Situé sur le site hautement symbolique du Conseil de l’Entente, le mausolée n’est que la première étape d’un projet plus vaste : le Mémorial Thomas Sankara. Il s’étendra sur plus de 14 hectares et intégrera un musée, une école politique, une place des martyrs, ainsi que diverses infrastructures culturelles et éducatives. L’ambition est claire : faire de ce lieu un centre vivant de culture, de mémoire et de réflexion politique.

Le tourisme mémoriel, une niche à fort potentiel

Dans de nombreux pays, les sites liés aux grandes figures historiques attirent des visiteurs venus du monde entier. À Cuba, la tombe de Che Guevara à Santa Clara génère chaque année des revenus touristiques importants, tout en renforçant l’image internationale du pays. Le Burkina Faso peut suivre cette voie.

Thomas Sankara bénéficie d’un capital symbolique puissant, en particulier auprès de la jeunesse africaine et de la diaspora. Si le site est bien aménagé et intégré dans une offre touristique cohérente, il pourrait attirer des milliers de visiteurs chaque année. Cela suppose une mise en valeur professionnelle du lieu, une communication ciblée et des services adaptés à l’accueil touristique.

Des retombées locales immédiates

Au-delà des touristes internationaux, ce type de site peut dynamiser l’économie locale. Les activités annexes — guides, restauration, artisanat, sécurité, hébergement — peuvent générer de nombreux emplois directs et indirects. Ces emplois, souvent non délocalisables, bénéficieraient en priorité aux populations environnantes.

Encore faut-il que l’État et les collectivités locales veillent à une gestion inclusive, permettant aux acteurs locaux de capter une partie des retombées économiques. La formation de jeunes en métiers liés au tourisme et à la culture serait un premier pas stratégique.

Un outil d’influence et de diplomatie culturelle

À plus grande échelle, le Mémorial Sankara pourrait aussi servir les intérêts géopolitiques du Burkina Faso. À l’image de Gorée au Sénégal ou de Robben Island en Afrique du Sud, ce site pourrait devenir un lieu de rassemblement pour les penseurs, artistes et militants africains. Forums, colloques, festivals ou conférences panafricaines pourraient y être organisés, contribuant au rayonnement culturel et politique du pays.

Ce rôle de carrefour pourrait aussi attirer des financements extérieurs, notamment de la part de l’Union africaine, de l’UNESCO ou de fondations privées engagées sur les questions de mémoire, d’éducation ou de panafricanisme.

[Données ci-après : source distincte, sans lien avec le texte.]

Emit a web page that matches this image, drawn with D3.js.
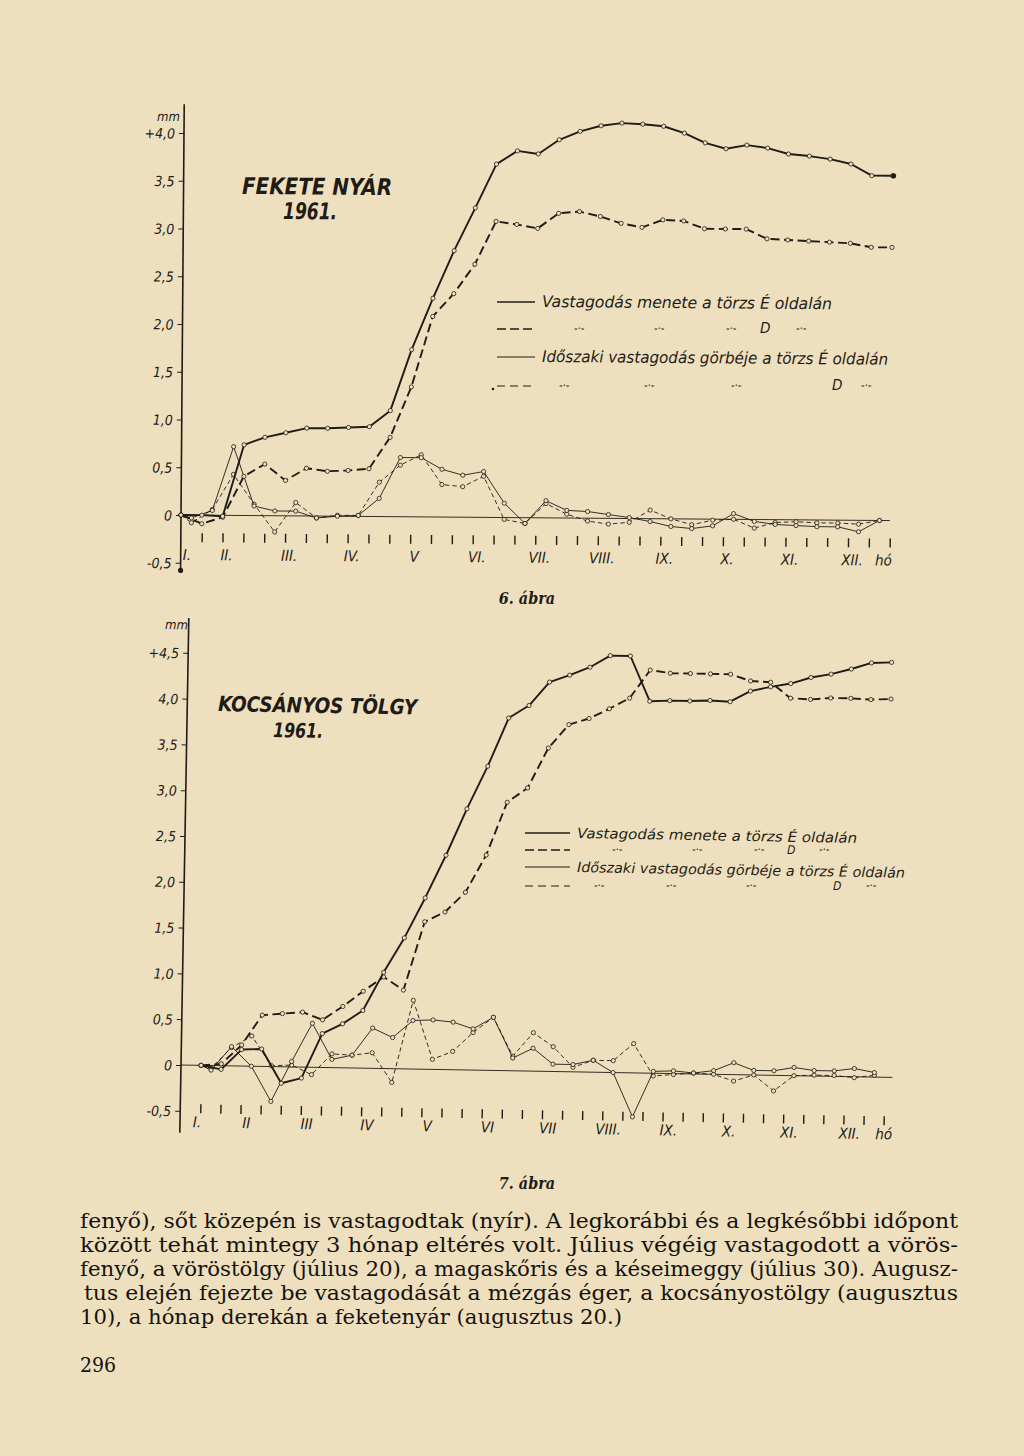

Des défis à relever pour transformer l’essai

Toutefois, le potentiel économique d’un tel projet ne pourra se concrétiser que s’il repose sur une gouvernance claire, des financements pérennes, et une stratégie de développement bien pensée. Le risque, sinon, est de voir le site sombrer dans l’abandon ou dans une instrumentalisation politique sans retombées concrètes.

Dans un contexte où le Burkina Faso fait face à des contraintes sécuritaires et budgétaires majeures, faire du Mémorial Sankara un projet économique viable est un défi, mais aussi une opportunité rare : celle de faire vivre une mémoire nationale tout en renforçant l’économie et le rayonnement du pays.